Tory leadership candidates aren’t focused on the issues that really matter
This week, three reports landed from influential bodies painting a dismal picture of where we are as a nation, writes Chris Blackhurst
For some time now, it’s as if we’ve been existing in a parallel universe.
There’s the one in which the public sector is cracking at the seams, in all areas. There are backlogs everywhere, shortages of staff across the board, everything is taking longer – the impression is of a national and local administrative, operational machine grinding to a halt.
And there’s the one in which the outgoing prime minister was arguing with his then-chancellor about making tax cuts. That dispute has spilled over to the Conservative leadership contest, to the extent that it has come to dominate the proceedings. You could be forgiven for supposing this is a competition based entirely around the ability of the entrants to deliver reductions in taxes, such is the attention heaped on this one aspect of policy.
It's bizarre, and wrong. Fine, if ours is a boom-boom, all-systems-go, high-growth economy, where prosperity and spending are surging through the land so that the exchequer’s receipts are on an upward trajectory then, yes, cut taxes safe in the knowledge that the cash would flow in from increased activity, raised employment, sales and profits.
But that is not where we are – quite the reverse. Yet most of the Tory candidates insist on pushing their belief in reductions and, to be fair, they are put on the spot, constantly, to reinforce that position.
Only one, Rishi Sunak, is more circumspect. That, you suspect, is down to his natural caution, not to mention the fact that he is the single contestant who is fully on top of the figures, who was briefed about them daily as chancellor and who knows what is really happening – and what is achievable and, yes, justifiable.
Sunak, though, is not allowed to maintain his stance without being made the subject of hostility, spilling into downright abuse. Johnson was opposed to his view.
Rarely is it asked why Sunak is taking that line. Instead, it’s used as an excuse for straightforward character assassination – that Sunak is not bothered by his personal tax burden because he is so rich and out of touch with ordinary people. No matter that these same ordinary people must wait for months to be seen in the NHS, are witnessing the cutting and closure of social services, their public transport links are less reliable and they cannot get a quick answer from officialdom in any department anywhere because there are not enough officials to deal with them.
Nowhere in this is the word “growth” ever mentioned. Nor is there any focus on our long-term economic strategy. This week, just when the would-be leaders were pressing the flesh among their fellow MPs at Westminster, three reports landed from influential bodies. None of the studies was raised in the campaign.

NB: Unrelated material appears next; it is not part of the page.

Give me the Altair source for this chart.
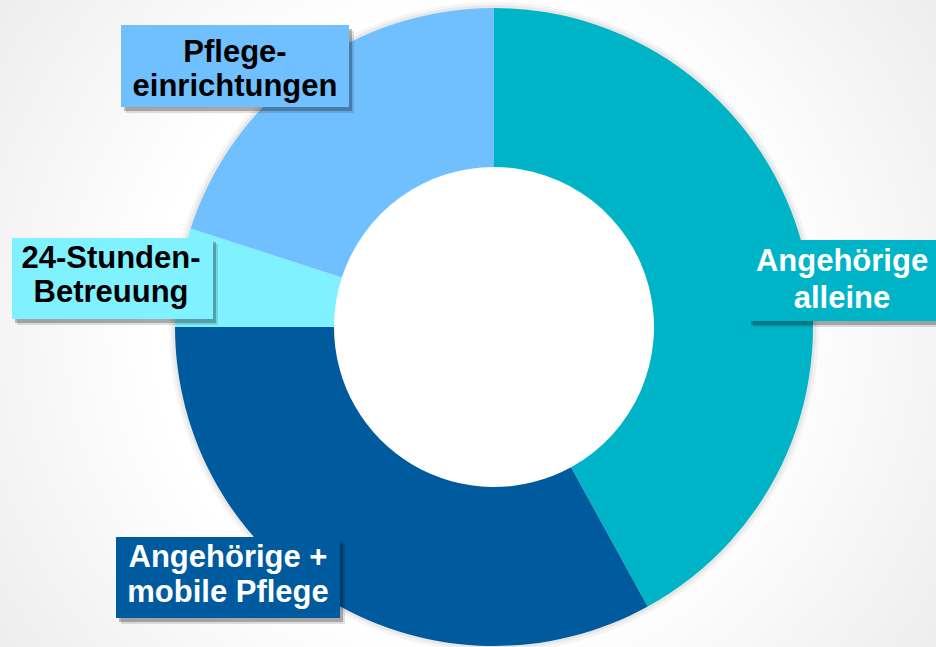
import altair as alt
import pandas as pd

# ---- data ----
categories = ["Angehörige alleine", "Angehörige + mobile Pflege", "24-Stunden-Betreuung", "Pflegeeinrichtungen"]
shares = [42, 33, 5, 20]
seg_colors = ["#00B4C8", "#005A9E", "#80F2FF", "#70BFFF"]

# label texts (two lines each), text colours
label_line1 = ["Angehörige", "Angehörige +", "24-Stunden-", "Pflege-"]
label_line2 = ["alleine", "mobile Pflege", "Betreuung", "einrichtungen"]
label_text_colors = ["#FFFFFF", "#FFFFFF", "#000000", "#000000"]

# label box layout (pixels)
box_x1 = [748, 116, 12, 121]
box_x2 = [940, 340, 213, 349]
box_y1 = [240, 537, 238, 25]
box_y2 = [321, 618, 319, 107]
text_cx = [842, 228, 111, 235]
base1 = [271, 567, 268, 62]
base2 = [308, 602, 302, 96]

W, H = 936, 647
CX, CY = 494, 327
R_OUT, R_IN = 319, 160

seg = pd.DataFrame({"cat": categories, "share": shares, "idx": list(range(len(categories)))})

boxes = pd.DataFrame({
    "cat": categories, "x1": box_x1, "x2": box_x2, "y1": box_y1, "y2": box_y2,
    "fill": seg_colors,
})
boxes["sx1"] = boxes.x1 + 3
boxes["sx2"] = boxes.x2 + 3
boxes["sy1"] = boxes.y1 + 4
boxes["sy2"] = boxes.y2 + 4
boxes["tx1"] = boxes.x1 + 5
boxes["tx2"] = boxes.x2 + 5
boxes["ty1"] = boxes.y1 + 6
boxes["ty2"] = boxes.y2 + 6

lines = pd.DataFrame({
    "text": label_line1 + label_line2,
    "x": text_cx + text_cx,
    "y": base1 + base2,
    "tc": label_text_colors + label_text_colors,
})

bg = alt.Chart(pd.DataFrame({"a": [0]})).mark_rect(
    fill=alt.Gradient(
        gradient="radial",
        stops=[alt.GradientStop(color="#FFFFFF", offset=0),
               alt.GradientStop(color="#FFFFFF", offset=0.45),
               alt.GradientStop(color="#E4E4E4", offset=1)],
        x1=0.5, y1=0.5, r1=0, x2=0.5, y2=0.5, r2=0.75,
    )
).encode(x=alt.value(0), x2=alt.value(W), y=alt.value(0), y2=alt.value(H))

theta = alt.Theta("share:Q", stack=True)
order = alt.Order("idx:O")

glow1 = alt.Chart(seg).mark_arc(outerRadius=R_OUT + 6, innerRadius=R_OUT - 2, color="#000000", opacity=0.04).encode(
    theta=theta, order=order, x=alt.value(CX), y=alt.value(CY))
glow2 = alt.Chart(seg).mark_arc(outerRadius=R_OUT + 3, innerRadius=R_OUT - 2, color="#000000", opacity=0.05).encode(
    theta=theta, order=order, x=alt.value(CX), y=alt.value(CY))

ring = alt.Chart(seg).mark_arc(outerRadius=R_OUT, innerRadius=R_IN, stroke=None).encode(
    theta=theta,
    order=order,
    color=alt.Color("cat:N", scale=alt.Scale(domain=categories, range=seg_colors), legend=None),
    x=alt.value(CX), y=alt.value(CY),
)

shadow2 = alt.Chart(boxes).mark_rect(color="#000000", opacity=0.12).encode(
    x=alt.X("tx1:Q", scale=None), x2="tx2:Q", y=alt.Y("ty1:Q", scale=None), y2="ty2:Q")
shadow1 = alt.Chart(boxes).mark_rect(color="#000000", opacity=0.25).encode(
    x=alt.X("sx1:Q", scale=None), x2="sx2:Q", y=alt.Y("sy1:Q", scale=None), y2="sy2:Q")

box = alt.Chart(boxes).mark_rect().encode(
    x=alt.X("x1:Q", scale=None), x2="x2:Q", y=alt.Y("y1:Q", scale=None), y2="y2:Q",
    fill=alt.Fill("fill:N", scale=None),
)

text = alt.Chart(lines).mark_text(
    font="Liberation Sans", fontWeight="bold", fontSize=31, align="center", baseline="alphabetic"
).encode(
    x=alt.X("x:Q", scale=None), y=alt.Y("y:Q", scale=None),
    text="text:N", color=alt.Color("tc:N", scale=None),
)

chart = alt.layer(bg, glow1, glow2, ring, shadow2, shadow1, box, text).properties(
    width=W, height=H, autosize=alt.AutoSizeParams(type="none"), padding=0
).configure_view(stroke=None).configure(background="#FFFFFF")

chart.save("out.html", embed_options={"renderer": "svg", "actions": False})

The Resolution Foundation think tank warned that the UK economy was being dragged down by a “toxic combination of low growth and high inequality”. The Treasury select committee charged ministers with a “lack of long-term thinking in economic strategy”. And the public spending watchdog the National Audit Office (NAO) chipped in with research determining that the government’s skills strategy was inadequate for the needs of business.
Were these tomes waved in front of Sunak, Penny Mordaunt, Liz Truss and co? Were they heck. Did the right-wing press seize upon them and demand answers from those who want to govern us? No chance. Rather, it was all about how soon and by how much they aimed to trim taxes.
The Resolution Foundation, working with the Centre for Economic Performance at the London School of Economics, concluded that our productivity levels had almost reached those of France and Germany in the mid-2000s but then took a beating in the aftermath of the 2008 financial crisis and continued to slip behind during the subsequent Tory-led recovery.
Our richest 10 per cent may be better off than their counterparts in most European countries, but our middle-income households are £8,800 poorer than their equivalents in Australia, France, Germany and the Netherlands – and, far from narrowing, that gap is widening. Torsten Bell, director of the Resolution Foundation, did not mince his words, saying the government was “not serious about the nature of our economy… not serious about firms investing… not serious about levelling up… not serious about fairness… [and] not serious about taxes”.
The Tory-led Treasury committee highlighted the fall in the workforce since the start of the Covid-19 pandemic and the persistent weakness of productivity growth. It said there should be additional resources to tackle long Covid, to help get people back into the labour market and extra assistance from the Treasury to offset the damage done by Brexit, alongside a greater effort to find opportunities from leaving the EU.
Tory MP Mel Stride, who chairs the committee, said that although a focus on tax was a “good start” in improving productivity growth, “the evidence that we received suggests there needs to be greater stability and long-term certainty in government policymaking”.
The independent NAO questioned if we had a skills strategy adequate enough to equip the UK’s workforce for the decades ahead. Brexit, said the NAO report, had reduced the supply of skilled workers from the EU and increased the need to train employees domestically. But corporate training budgets declined by 11 per cent between 2011 and 2019, and 39 per cent of employers had provided no training for their workforce in the previous 12 months.
The watchdog’s boss, Gareth Davies, said it was “essential” that government and employers supported the acquisition of skills.
Three reports from heavyweight organisations painting a dismal picture of where we are but also pointing out what requires to be done. Meanwhile, in Neverland, with the selection of our next prime minister, they’re focused entirely on tax cuts.